The delay is unlikely to change the stance of the ANC, which agreed earlier it “will not support that vote,” ANC acting secretary-general Paul Mashatile said.
Mashatile said the decision to vote “against the adoption of the report” was reached after the ANC’s most senior leaders “fully and frankly” debated it.
Earlier on Monday, Ramaphosa had filed a petition to the South African Constitutional Court seeking to have the investigative report “reviewed, declared unlawful and set aside,” court documents show.
The report by an independent panel found that Ramaphosa “may have committed” serious contraventions and misconduct.
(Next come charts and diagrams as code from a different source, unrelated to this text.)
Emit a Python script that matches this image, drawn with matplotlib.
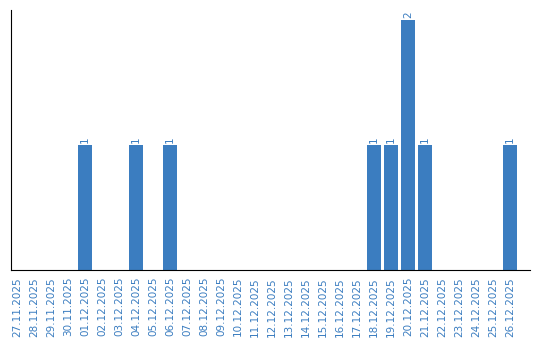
import matplotlib
matplotlib.use('Agg')
import matplotlib.pyplot as plt
import numpy as np

# dates shown on the x axis, one bar slot per day
dates = ['27.11.2025', '28.11.2025', '29.11.2025', '30.11.2025', '01.12.2025',
         '02.12.2025', '03.12.2025', '04.12.2025', '05.12.2025', '06.12.2025',
         '07.12.2025', '08.12.2025', '09.12.2025', '10.12.2025', '11.12.2025',
         '12.12.2025', '13.12.2025', '14.12.2025', '15.12.2025', '16.12.2025',
         '17.12.2025', '18.12.2025', '19.12.2025', '20.12.2025', '21.12.2025',
         '22.12.2025', '23.12.2025', '24.12.2025', '25.12.2025', '26.12.2025']
counts = [0, 0, 0, 0, 1, 0, 0, 1, 0, 1,
          0, 0, 0, 0, 0, 0, 0, 0, 0, 0,
          0, 1, 1, 2, 1, 0, 0, 0, 0, 1]

BLUE = '#3b7dc0'

fig = plt.figure(figsize=(5.4, 3.4), dpi=100)
ax = fig.add_axes([10.5 / 540, 70 / 340, (530 - 10.5) / 540, 260 / 340])

x = np.arange(len(dates))
bars = ax.bar(x, counts, width=0.82, color=BLUE, zorder=2)

for xi, v in zip(x, counts):
    if v > 0:
        ax.text(xi, v + 0.02, str(v), rotation=90, ha='center', va='bottom',
                fontsize=7.5, color=BLUE)

ax.set_xlim(-0.382, 30.18)
ax.set_ylim(0, 2.08)
ax.set_xticks(x)
ax.set_xticklabels(dates, rotation=90, fontsize=7.5, color=BLUE)
ax.tick_params(axis='x', length=0, pad=5)
ax.set_yticks([])
ax.spines['top'].set_visible(False)
ax.spines['right'].set_visible(False)
ax.spines['left'].set_color('black')
ax.spines['bottom'].set_color('black')

fig.savefig('out.png', dpi=100)
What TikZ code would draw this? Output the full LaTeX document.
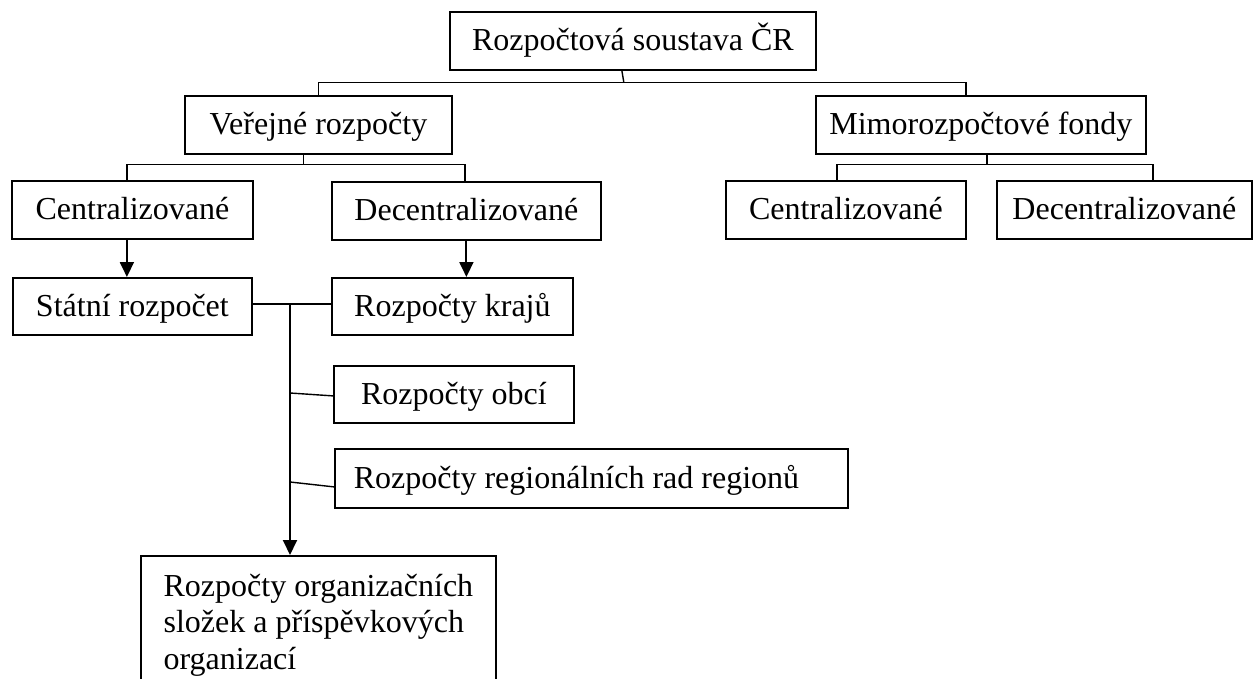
\documentclass[tikz,border=0pt]{standalone}
\usepackage{fontspec}
\setmainfont{Liberation Serif}
\usetikzlibrary{arrows.meta}

\begin{document}
\begin{tikzpicture}[x=1pt,y=-1pt,
  blok/.style={draw,line width=1.8pt,anchor=north west,inner sep=0pt,
    text height=21pt,text depth=1pt,font=\fontsize{32}{36.5}\selectfont},
  spoj/.style={line width=1.4pt},
  sipka/.style={line width=1.9pt,-{Triangle[width=14pt,length=15pt]}}]
\useasboundingbox (0,0) rectangle (1253,679);
% bloky
\node[blok,minimum width=366pt,minimum height=58pt] (soustava) at (449,11) {Rozpočtová soustava ČR};
\node[blok,minimum width=267pt,minimum height=58pt] (verejne) at (184,95) {Veřejné rozpočty};
\node[blok,minimum width=330pt,minimum height=58pt] (mimo) at (815,95) {Mimorozpočtové fondy};
\node[blok,minimum width=241pt,minimum height=58pt] (centralL) at (11,180) {Centralizované};
\node[blok,minimum width=269pt,minimum height=58pt] (decentralL) at (331,181) {Decentralizované};
\node[blok,minimum width=240pt,minimum height=58pt] (centralR) at (725,180) {Centralizované};
\node[blok,minimum width=255pt,minimum height=58pt] (decentralR) at (996,180) {Decentralizované};
\node[blok,minimum width=239pt,minimum height=57pt] (statni) at (12,277) {Státní rozpočet};
\node[blok,minimum width=241pt,minimum height=57pt] (kraje) at (331,277) {Rozpočty krajů};
\node[blok,minimum width=240pt,minimum height=57pt] (obce) at (333,365) {Rozpočty obcí};
\node[blok,minimum height=59pt,inner xsep=19pt] (regiony) at (334,448) {\makebox[475pt][l]{Rozpočty regionálních rad regionů}};
\node[blok,minimum width=355pt,minimum height=138pt,text height=,text depth=,align=left] (organizace) at (140,555)
  {Rozpočty organizačních\\složek a příspěvkových\\organizací};
% spojnice
\draw[spoj] ([xshift=-11pt]soustava.south) -- ++(2,12) coordinate (h1);
\draw[spoj] (verejne.north) |- (h1) -| ([xshift=-15pt]mimo.north);
\draw[spoj] ([xshift=-15pt]verejne.south) -- ++(0,10) coordinate (h2);
\draw[spoj] ([xshift=-5.5pt]centralL.north) |- (h2) -| ([xshift=-1.5pt]decentralL.north);
\draw[spoj] ([xshift=6pt]mimo.south) -- ++(0,10) coordinate (h3);
\draw[spoj] ([xshift=-9pt]centralR.north) |- (h3) -| ([xshift=28.5pt]decentralR.north);
\draw[sipka] ([xshift=-5.5pt]centralL.south) -- ([xshift=-5.5pt]centralL.south |- statni.north);
\draw[sipka] (decentralL.south) -- (decentralL.south |- kraje.north);
\draw[spoj] ([yshift=2.5pt]statni.east) -- ([yshift=2.5pt]kraje.west);
\coordinate (k) at (290,303);
\coordinate (k1) at (290,393);
\coordinate (k2) at (290,482);
\draw[sipka] (k) -- (k |- organizace.north);
\draw[spoj] (k1) -- ([yshift=-1.5pt]obce.west);
\draw[spoj] (k2) -- ([yshift=-8.5pt]regiony.west);
\end{tikzpicture}
\end{document}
The scandal erupted in June when South Africa’s former spy boss filed a complaint with the police alleging that Ramaphosa had concealed the 2020 theft of a huge haul of cash from his Phala Phala farm.
He accused the president of having organized for the burglars to be kidnapped and bribed into silence.
Ramaphosa has denied any wrongdoing.
He said the cash — more than US$500,000, stashed beneath sofa cushions — was payment for buffaloes bought by a Sudanese businessman.
His explanations did not convince the parliament-sanctioned independent panel, which raised questions about the source of the cash.
The parliament sitting is a step that could lead to a vote on forcing Ramaphosa from office.
To initiate an impeachment vote would require a simple majority in the National Assembly, where the ANC has 230 out of 400 seats. The impeachment vote itself would need a two-thirds majority to succeed.
In the meantime, “the president continues with his duties as president of the ANC and the republic,” Mashatile said.